* _Work required_:
Reproduce every entry below precisely; do not include the pictures.

* _Data supplied_:
--------
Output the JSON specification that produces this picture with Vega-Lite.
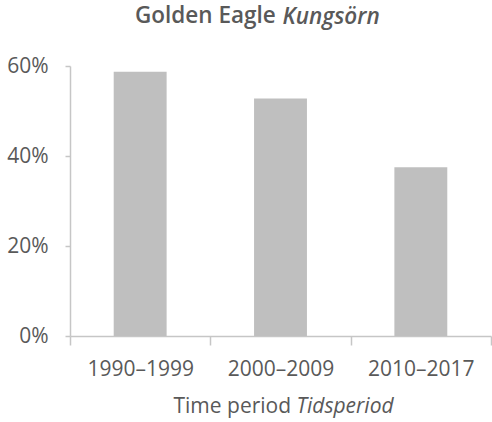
{
  "$schema": "https://vega.github.io/schema/vega-lite/v6.json",
  "width": 421,
  "height": 270,
  "autosize": {"type": "none"},
  "padding": {"left": 70, "top": 66, "right": 1, "bottom": 86},
  "background": "white",
  "title": {
    "text": "Golden Eagle",
    "anchor": "start",
    "frame": "group",
    "dx": 65,
    "offset": -40,
    "baseline": "alphabetic",
    "font": "Open Sans",
    "fontSize": 22.5,
    "fontWeight": 600,
    "color": "#595959"
  },
  "data": {
    "values": [
      {"period": "1990–1999", "share": 0.587},
      {"period": "2000–2009", "share": 0.528},
      {"period": "2010–2017", "share": 0.375}
    ]
  },
  "config": {
    "view": {"stroke": null},
    "font": "Open Sans",
    "axis": {
      "grid": false,
      "domainColor": "#c6c6c6",
      "tickColor": "#c6c6c6",
      "domainWidth": 1.5,
      "tickWidth": 1.5,
      "labelFont": "Open Sans",
      "labelFontSize": 21,
      "labelColor": "#595959",
      "titleFont": "Open Sans",
      "titleFontSize": 21,
      "titleFontWeight": "normal",
      "titleColor": "#595959"
    }
  },
  "encoding": {
    "x": {
      "field": "period",
      "type": "nominal",
      "sort": null,
      "scale": {"paddingInner": 0, "paddingOuter": 0}
    },
    "y": {
      "field": "share",
      "type": "quantitative",
      "scale": {"domain": [0, 0.6], "nice": false}
    }
  },
  "layer": [
    {
      "mark": {"type": "bar", "color": "#bfbfbf", "width": {"band": 0.377}},
      "encoding": {
        "x": {
          "field": "period",
          "type": "nominal",
          "sort": null,
          "axis": {
            "orient": "bottom",
            "tickBand": "extent",
            "labelAngle": 0,
            "tickSize": 9,
            "labelPadding": 13,
            "title": "Time period",
            "titleAlign": "left",
            "titleAnchor": "start",
            "titleBaseline": "alphabetic",
            "titleX": 103,
            "titleY": 76
          }
        },
        "y": {
          "field": "share",
          "type": "quantitative",
          "axis": {
            "orient": "left",
            "values": [0, 0.2, 0.4, 0.6],
            "format": ".0%",
            "tickSize": 5,
            "labelPadding": 17,
            "title": null
          }
        }
      }
    },
    {
      "mark": {"type": "bar", "opacity": 0, "width": {"band": 0.377}},
      "encoding": {
        "x": {
          "field": "period",
          "type": "nominal",
          "sort": null,
          "axis": {
            "orient": "top",
            "labels": false,
            "ticks": false,
            "domain": false,
            "title": "Tidsperiod",
            "titleFontStyle": "italic",
            "titleAlign": "left",
            "titleAnchor": "start",
            "titleBaseline": "alphabetic",
            "titleX": 226,
            "titleY": 346
          }
        },
        "y": {
          "field": "share",
          "type": "quantitative",
          "axis": {
            "orient": "right",
            "labels": false,
            "ticks": false,
            "domain": false,
            "title": "Kungsörn",
            "titleAngle": 0,
            "titleFontStyle": "italic",
            "titleFontSize": 22.5,
            "titleFontWeight": 600,
            "titleAlign": "left",
            "titleAnchor": "start",
            "titleBaseline": "alphabetic",
            "titleX": -209,
            "titleY": -43
          }
        }
      }
    }
  ],
  "resolve": {"axis": {"x": "independent", "y": "independent"}}
}
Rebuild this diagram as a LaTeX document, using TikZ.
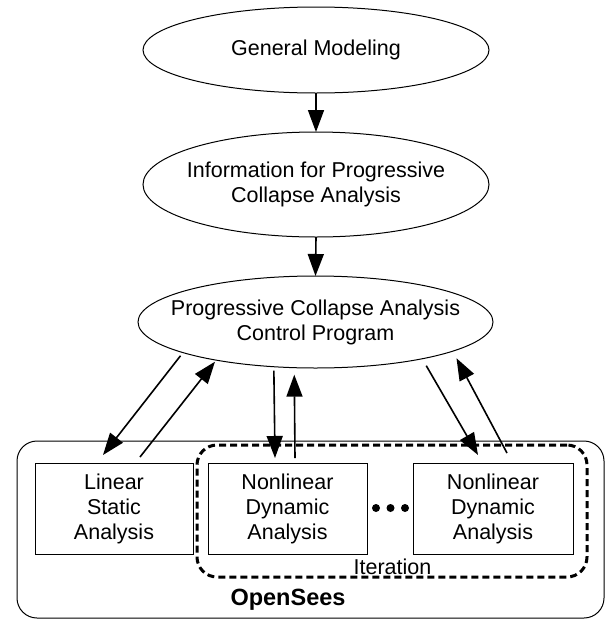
--------
* _Correct answer_:
Output the JSON specification that produces this picture with Vega-Lite.
{
  "$schema": "https://vega.github.io/schema/vega-lite/v6.json",
  "width": 421,
  "height": 270,
  "autosize": {"type": "none"},
  "padding": {"left": 70, "top": 66, "right": 1, "bottom": 86},
  "background": "white",
  "title": {
    "text": "Golden Eagle",
    "anchor": "start",
    "frame": "group",
    "dx": 65,
    "offset": -40,
    "baseline": "alphabetic",
    "font": "Open Sans",
    "fontSize": 22.5,
    "fontWeight": 600,
    "color": "#595959"
  },
  "data": {
    "values": [
      {"period": "1990–1999", "share": 0.587},
      {"period": "2000–2009", "share": 0.528},
      {"period": "2010–2017", "share": 0.375}
    ]
  },
  "config": {
    "view": {"stroke": null},
    "font": "Open Sans",
    "axis": {
      "grid": false,
      "domainColor": "#c6c6c6",
      "tickColor": "#c6c6c6",
      "domainWidth": 1.5,
      "tickWidth": 1.5,
      "labelFont": "Open Sans",
      "labelFontSize": 21,
      "labelColor": "#595959",
      "titleFont": "Open Sans",
      "titleFontSize": 21,
      "titleFontWeight": "normal",
      "titleColor": "#595959"
    }
  },
  "encoding": {
    "x": {
      "field": "period",
      "type": "nominal",
      "sort": null,
      "scale": {"paddingInner": 0, "paddingOuter": 0}
    },
    "y": {
      "field": "share",
      "type": "quantitative",
      "scale": {"domain": [0, 0.6], "nice": false}
    }
  },
  "layer": [
    {
      "mark": {"type": "bar", "color": "#bfbfbf", "width": {"band": 0.377}},
      "encoding": {
        "x": {
          "field": "period",
          "type": "nominal",
          "sort": null,
          "axis": {
            "orient": "bottom",
            "tickBand": "extent",
            "labelAngle": 0,
            "tickSize": 9,
            "labelPadding": 13,
            "title": "Time period",
            "titleAlign": "left",
            "titleAnchor": "start",
            "titleBaseline": "alphabetic",
            "titleX": 103,
            "titleY": 76
          }
        },
        "y": {
          "field": "share",
          "type": "quantitative",
          "axis": {
            "orient": "left",
            "values": [0, 0.2, 0.4, 0.6],
            "format": ".0%",
            "tickSize": 5,
            "labelPadding": 17,
            "title": null
          }
        }
      }
    },
    {
      "mark": {"type": "bar", "opacity": 0, "width": {"band": 0.377}},
      "encoding": {
        "x": {
          "field": "period",
          "type": "nominal",
          "sort": null,
          "axis": {
            "orient": "top",
            "labels": false,
            "ticks": false,
            "domain": false,
            "title": "Tidsperiod",
            "titleFontStyle": "italic",
            "titleAlign": "left",
            "titleAnchor": "start",
            "titleBaseline": "alphabetic",
            "titleX": 226,
            "titleY": 346
          }
        },
        "y": {
          "field": "share",
          "type": "quantitative",
          "axis": {
            "orient": "right",
            "labels": false,
            "ticks": false,
            "domain": false,
            "title": "Kungsörn",
            "titleAngle": 0,
            "titleFontStyle": "italic",
            "titleFontSize": 22.5,
            "titleFontWeight": 600,
            "titleAlign": "left",
            "titleAnchor": "start",
            "titleBaseline": "alphabetic",
            "titleX": -209,
            "titleY": -43
          }
        }
      }
    }
  ],
  "resolve": {"axis": {"x": "independent", "y": "independent"}}
}
Rebuild this diagram as a LaTeX document, using TikZ.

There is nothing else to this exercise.